Bryan Forst: "The network is the computer" is bad news for developing countries. It used to be you could bring in high-end computers and you could use their benefits. If everything is in the cloud it now requires the country to install support for true broadband in cities and villages. A much more difficult task ...
hw2084: Wireless broadband technologies like WiMAX and 3G/4G could make deployment in the developing world a lot easier. Look at the explosion of the cellphone market in China, for example. Much of the growth is from people in rural areas. Besides, big corporations are too paranoid to let critical apps live on the cloud, so there will still be a market for regular applications.
A.A.J.: Installing broadband is, in fact, a much easier task for developing nations than installing a basic wired telephone line. Witness the spread of cell phones across Africa and India ... places that have lacked telephones for decades are suddenly connected. While those places may be slower to adopt 3G and 4G, the greater difficulty lies in maintaining an unbroken string of wires and telephone poles.
Oluseyi: Local resources will continue to grow in speed and size faster than network capacity. This limits the usefulness of the cloud, and, in fact, most cloud applications need to leverage local resources (via caching, etc.) to deliver adequate performance.
You give the example of video editing in the cloud, which is fine in terms of the user experience aspect since OnLive handles gaming just fine. The problems will be with video data transfer. If I capture raw footage with my digital camera, I'll first have to upload it to the cloud to let my "Picasa Video" web application start working on it. Considering how large video files can get and how slow uplink connection always is in relation to downlink, that's a major bottleneck. Until we arrive at the point where all of our devices are networked and transparently transferring their data "into the cloud," so that we as end users have no bottlenecks; local storage, processing, and applications will remain absolutely essential to computing.

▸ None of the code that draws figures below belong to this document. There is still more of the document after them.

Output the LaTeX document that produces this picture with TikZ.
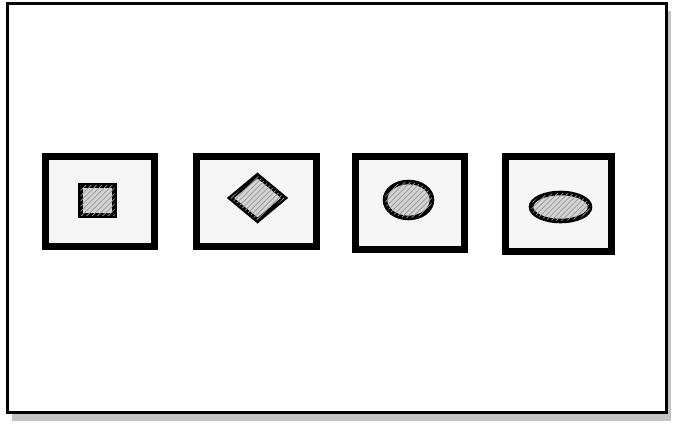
\documentclass[tikz,border=0pt]{standalone}
\usepackage{tikz}
\usetikzlibrary{positioning,shapes.geometric,patterns,shadows}
\definecolor{tilegray}{RGB}{246,246,246}
\definecolor{shapegray}{RGB}{212,212,212}
\definecolor{hatchgray}{RGB}{150,150,150}
\tikzset{
  frame/.style ={rectangle, draw=black, line width=2pt, fill=white,
                 minimum width=13.18cm, minimum height=8.18cm, inner sep=0pt,
                 drop shadow={shadow xshift=0.08cm, shadow yshift=-0.16cm, fill=black!40, opacity=0.6}},
  tile/.style  ={rectangle, draw=black, line width=4.3pt, fill=tilegray, inner sep=0pt},
  inner/.style ={draw=black, line width=2.6pt, fill=shapegray, inner sep=0pt,
                 postaction={pattern=north east lines, pattern color=hatchgray}},
}
\begin{document}
\begin{tikzpicture}
\useasboundingbox (0,0) rectangle (13.5,8.48);
\node[frame] (fr) at (6.74,4.32) {};
% four tiles
\node[tile, minimum width=2.18cm, minimum height=1.8cm]  (t1) at (2.00,4.45) {};
\node[tile, minimum width=2.4cm,  minimum height=1.8cm]  (t2) at (5.13,4.45) {};
\node[tile, minimum width=2.18cm, minimum height=1.86cm] (t3) at (8.20,4.42) {};
\node[tile, minimum width=2.12cm, minimum height=1.9cm]  (t4) at (11.17,4.40) {};
% shapes inside
\node[inner, rectangle, line width=3pt, minimum width=0.68cm, minimum height=0.6cm] (sq) at (1.95,4.47) {};
\node[inner, diamond, minimum width=1.12cm, minimum height=0.94cm] (dm) at (5.15,4.52) {};
\node[inner, ellipse, minimum width=0.94cm, minimum height=0.72cm] (ci) at (8.17,4.48) {};
\node[inner, ellipse, minimum width=1.18cm, minimum height=0.56cm] (el) at (11.21,4.34) {};
\end{tikzpicture}
\end{document}
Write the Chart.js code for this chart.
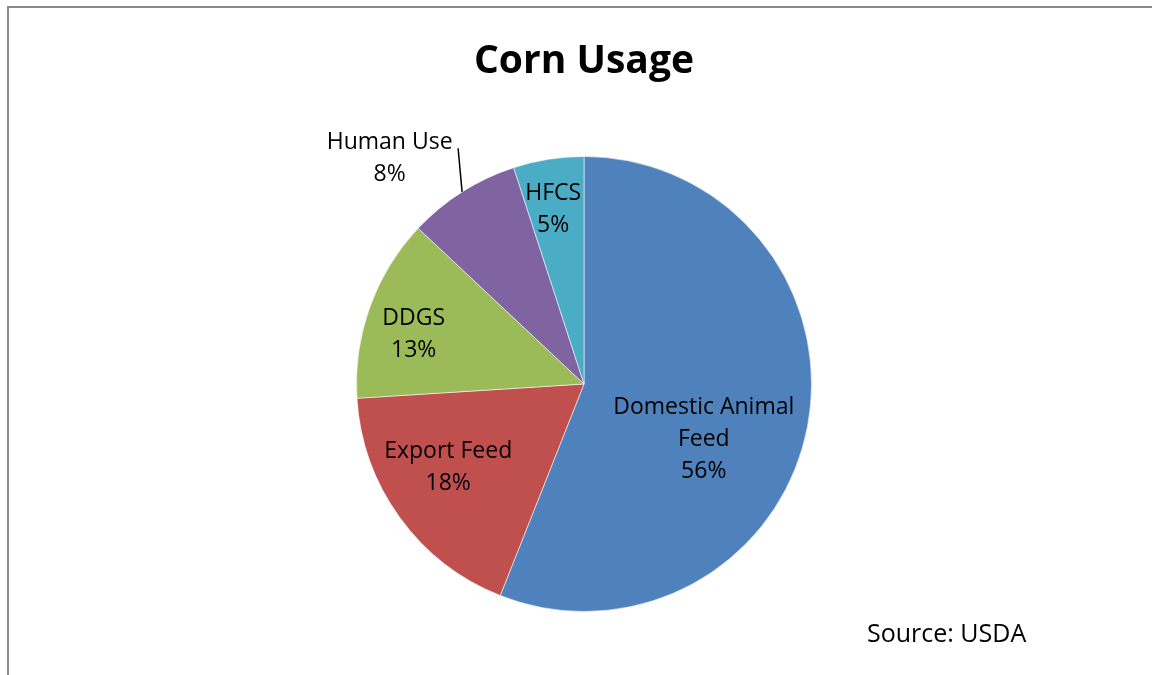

Apps aren't going anywhere, but neither is the web. For uses where we consume discrete amounts of predominantly inbound data, like reading an article on Slate, the web will remain extremely competitive in the near term, and will likely win in the long term. (I've downloaded far more bytes from Slate than I've uploaded to it, despite my wordy comments!) However, for uses where we interact transformatively with substantial amounts of data, particularly over several iterations prior to publishing, or where we consume sustained data streams (music and video), apps will continue to thrive for many years to come.